= Short exercise =
Search the listing below for the word "this" and copy each line that holds it.

## BEGIN Records to process

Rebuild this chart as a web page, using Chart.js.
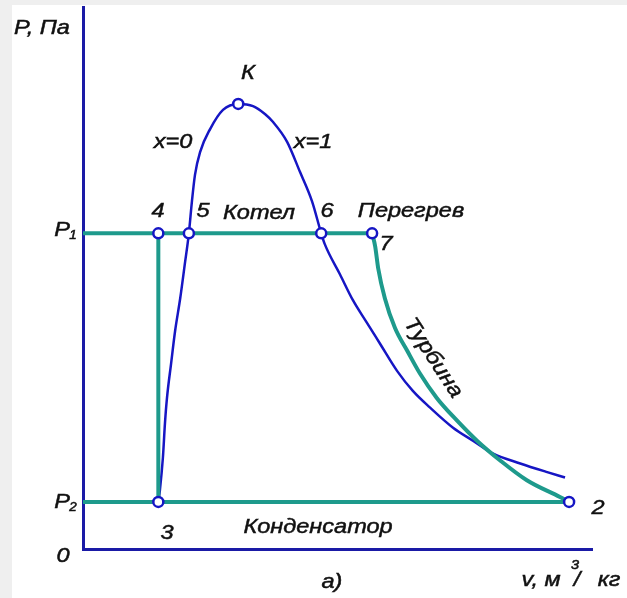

## END Records to process
## BEGIN Records to process

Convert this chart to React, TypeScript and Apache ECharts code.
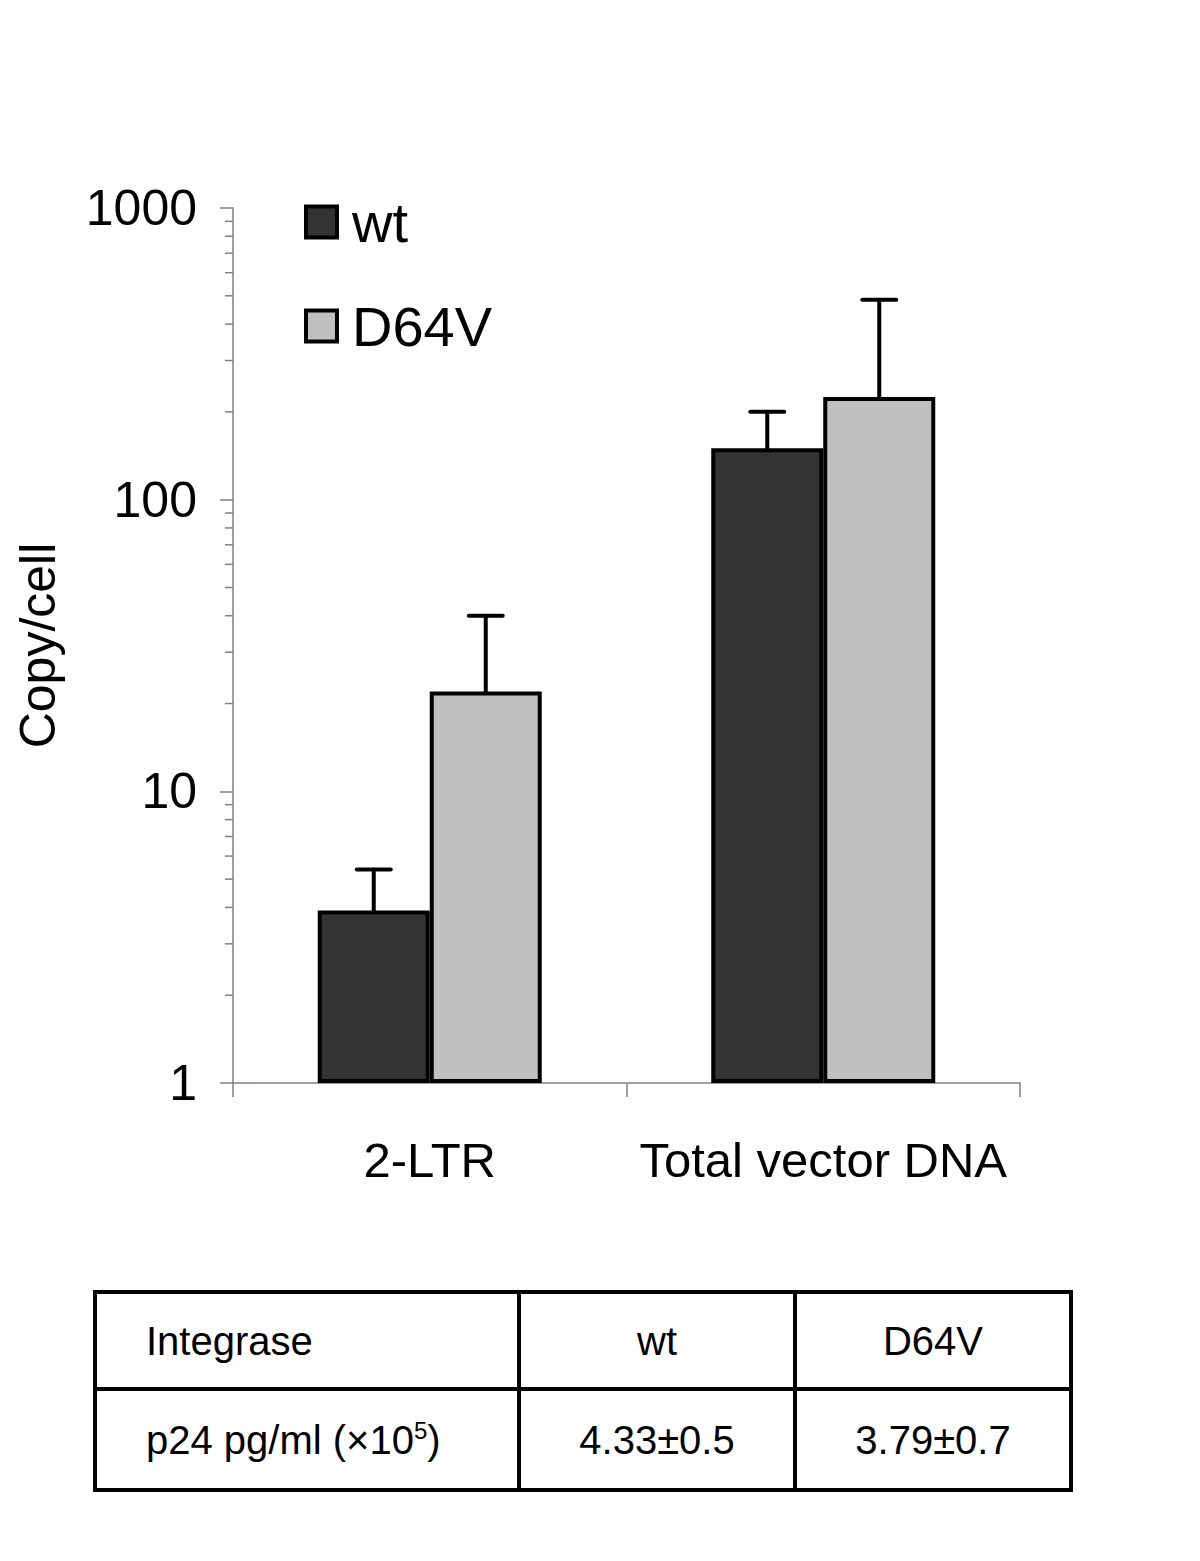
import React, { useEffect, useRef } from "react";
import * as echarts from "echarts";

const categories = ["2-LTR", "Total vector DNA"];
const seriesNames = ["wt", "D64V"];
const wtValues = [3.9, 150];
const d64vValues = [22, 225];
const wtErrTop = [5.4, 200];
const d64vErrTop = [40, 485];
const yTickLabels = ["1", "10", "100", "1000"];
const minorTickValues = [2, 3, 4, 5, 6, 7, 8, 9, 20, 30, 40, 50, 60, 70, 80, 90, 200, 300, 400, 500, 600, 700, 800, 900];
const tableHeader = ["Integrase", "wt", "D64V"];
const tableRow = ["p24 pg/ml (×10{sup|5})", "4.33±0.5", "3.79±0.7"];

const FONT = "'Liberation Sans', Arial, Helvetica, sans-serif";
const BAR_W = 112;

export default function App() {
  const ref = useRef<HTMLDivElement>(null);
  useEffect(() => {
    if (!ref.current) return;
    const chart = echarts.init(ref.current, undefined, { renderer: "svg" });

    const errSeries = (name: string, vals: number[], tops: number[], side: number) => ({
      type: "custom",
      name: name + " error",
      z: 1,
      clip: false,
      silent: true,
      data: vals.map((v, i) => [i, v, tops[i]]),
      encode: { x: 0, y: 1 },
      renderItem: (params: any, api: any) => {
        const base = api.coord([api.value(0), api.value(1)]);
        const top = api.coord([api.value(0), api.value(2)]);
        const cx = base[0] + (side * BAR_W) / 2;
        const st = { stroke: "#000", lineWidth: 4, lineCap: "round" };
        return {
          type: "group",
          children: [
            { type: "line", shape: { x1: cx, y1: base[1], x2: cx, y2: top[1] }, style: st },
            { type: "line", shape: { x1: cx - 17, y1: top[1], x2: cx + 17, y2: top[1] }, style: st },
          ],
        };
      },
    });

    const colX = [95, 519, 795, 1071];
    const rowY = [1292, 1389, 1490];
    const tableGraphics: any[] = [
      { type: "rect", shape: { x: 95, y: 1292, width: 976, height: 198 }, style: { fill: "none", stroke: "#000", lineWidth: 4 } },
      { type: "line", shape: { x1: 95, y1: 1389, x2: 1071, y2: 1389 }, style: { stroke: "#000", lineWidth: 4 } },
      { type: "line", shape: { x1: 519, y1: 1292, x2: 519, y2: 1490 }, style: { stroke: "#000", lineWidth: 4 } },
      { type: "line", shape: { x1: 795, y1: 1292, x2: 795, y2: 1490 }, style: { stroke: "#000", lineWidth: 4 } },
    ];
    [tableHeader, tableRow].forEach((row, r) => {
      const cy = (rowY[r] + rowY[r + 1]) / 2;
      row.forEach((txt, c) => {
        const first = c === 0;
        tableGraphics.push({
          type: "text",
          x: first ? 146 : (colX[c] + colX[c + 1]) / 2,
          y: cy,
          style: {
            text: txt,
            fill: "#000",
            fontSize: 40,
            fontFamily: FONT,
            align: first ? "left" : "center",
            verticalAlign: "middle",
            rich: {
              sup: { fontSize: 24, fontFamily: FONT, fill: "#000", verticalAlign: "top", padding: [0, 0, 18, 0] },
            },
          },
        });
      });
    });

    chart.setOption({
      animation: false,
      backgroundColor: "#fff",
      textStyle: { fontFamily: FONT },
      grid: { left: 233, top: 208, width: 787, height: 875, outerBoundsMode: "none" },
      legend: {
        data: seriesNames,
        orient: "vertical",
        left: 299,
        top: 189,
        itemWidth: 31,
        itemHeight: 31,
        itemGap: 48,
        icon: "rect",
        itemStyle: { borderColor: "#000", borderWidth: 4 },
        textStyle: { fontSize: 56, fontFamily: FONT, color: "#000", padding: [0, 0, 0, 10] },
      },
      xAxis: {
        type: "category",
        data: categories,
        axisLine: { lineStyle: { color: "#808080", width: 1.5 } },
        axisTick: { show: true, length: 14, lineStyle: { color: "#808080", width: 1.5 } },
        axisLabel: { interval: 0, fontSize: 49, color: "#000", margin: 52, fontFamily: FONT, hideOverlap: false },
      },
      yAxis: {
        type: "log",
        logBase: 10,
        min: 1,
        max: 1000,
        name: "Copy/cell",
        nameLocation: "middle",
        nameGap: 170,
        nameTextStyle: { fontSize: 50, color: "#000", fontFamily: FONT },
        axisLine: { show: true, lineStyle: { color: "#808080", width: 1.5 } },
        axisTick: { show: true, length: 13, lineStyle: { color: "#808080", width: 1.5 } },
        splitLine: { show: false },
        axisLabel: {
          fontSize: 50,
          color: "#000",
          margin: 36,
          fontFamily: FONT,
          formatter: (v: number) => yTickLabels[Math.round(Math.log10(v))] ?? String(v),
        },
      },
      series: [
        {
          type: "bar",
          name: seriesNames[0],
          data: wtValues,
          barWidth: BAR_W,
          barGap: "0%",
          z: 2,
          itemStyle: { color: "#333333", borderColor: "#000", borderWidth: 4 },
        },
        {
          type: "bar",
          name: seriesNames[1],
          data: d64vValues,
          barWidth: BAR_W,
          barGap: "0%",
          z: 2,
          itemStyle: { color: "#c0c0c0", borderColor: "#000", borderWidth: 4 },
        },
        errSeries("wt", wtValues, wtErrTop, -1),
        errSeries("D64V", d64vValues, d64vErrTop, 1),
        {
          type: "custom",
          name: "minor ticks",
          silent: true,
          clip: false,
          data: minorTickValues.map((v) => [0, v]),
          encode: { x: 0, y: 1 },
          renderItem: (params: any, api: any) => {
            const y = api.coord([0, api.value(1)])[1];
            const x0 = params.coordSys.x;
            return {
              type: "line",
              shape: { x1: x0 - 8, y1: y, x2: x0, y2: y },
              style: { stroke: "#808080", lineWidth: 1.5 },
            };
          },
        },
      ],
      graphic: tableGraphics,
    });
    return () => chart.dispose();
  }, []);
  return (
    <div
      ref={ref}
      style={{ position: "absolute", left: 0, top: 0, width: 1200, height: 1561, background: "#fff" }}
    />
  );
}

## END Records to process
## BEGIN Records to process

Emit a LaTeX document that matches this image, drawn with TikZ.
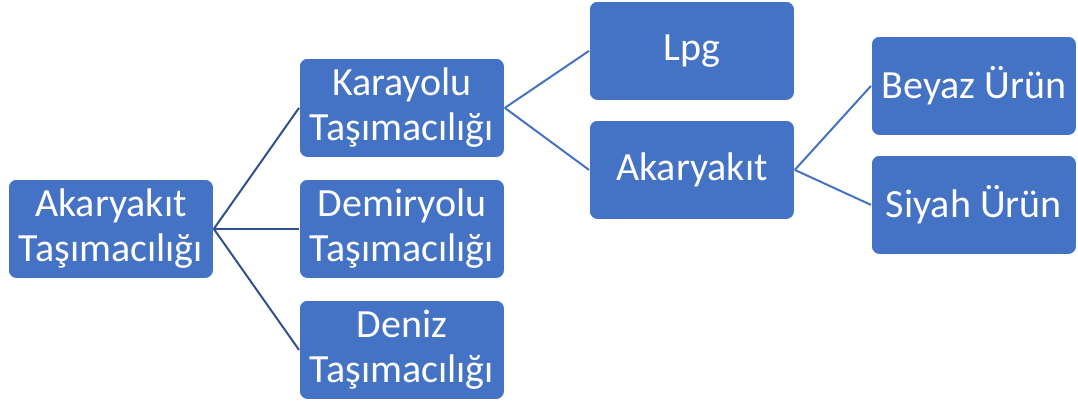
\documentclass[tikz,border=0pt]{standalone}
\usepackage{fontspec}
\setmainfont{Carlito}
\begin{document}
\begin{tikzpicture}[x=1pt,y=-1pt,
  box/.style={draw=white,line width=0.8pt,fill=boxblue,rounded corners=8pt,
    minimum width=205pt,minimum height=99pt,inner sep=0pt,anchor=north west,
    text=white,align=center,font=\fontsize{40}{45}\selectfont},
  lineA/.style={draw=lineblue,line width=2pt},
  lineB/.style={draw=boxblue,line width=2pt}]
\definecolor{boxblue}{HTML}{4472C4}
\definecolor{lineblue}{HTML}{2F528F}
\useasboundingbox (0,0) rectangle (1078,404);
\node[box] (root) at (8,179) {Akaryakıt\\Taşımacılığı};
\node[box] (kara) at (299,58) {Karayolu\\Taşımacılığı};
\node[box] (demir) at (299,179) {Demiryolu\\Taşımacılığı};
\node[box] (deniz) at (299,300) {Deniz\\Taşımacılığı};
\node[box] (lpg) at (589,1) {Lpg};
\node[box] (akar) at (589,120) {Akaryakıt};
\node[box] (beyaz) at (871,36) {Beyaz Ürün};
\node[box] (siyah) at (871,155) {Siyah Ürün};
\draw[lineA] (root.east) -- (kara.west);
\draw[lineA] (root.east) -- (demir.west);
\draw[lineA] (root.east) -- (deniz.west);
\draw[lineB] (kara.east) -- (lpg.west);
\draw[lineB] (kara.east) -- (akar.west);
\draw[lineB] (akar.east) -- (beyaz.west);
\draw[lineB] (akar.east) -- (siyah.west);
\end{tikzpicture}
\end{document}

## END Records to process

= Expected output =
Rebuild this chart as a web page, using Chart.js.
Convert this chart to React, TypeScript and Apache ECharts code.
Emit a LaTeX document that matches this image, drawn with TikZ.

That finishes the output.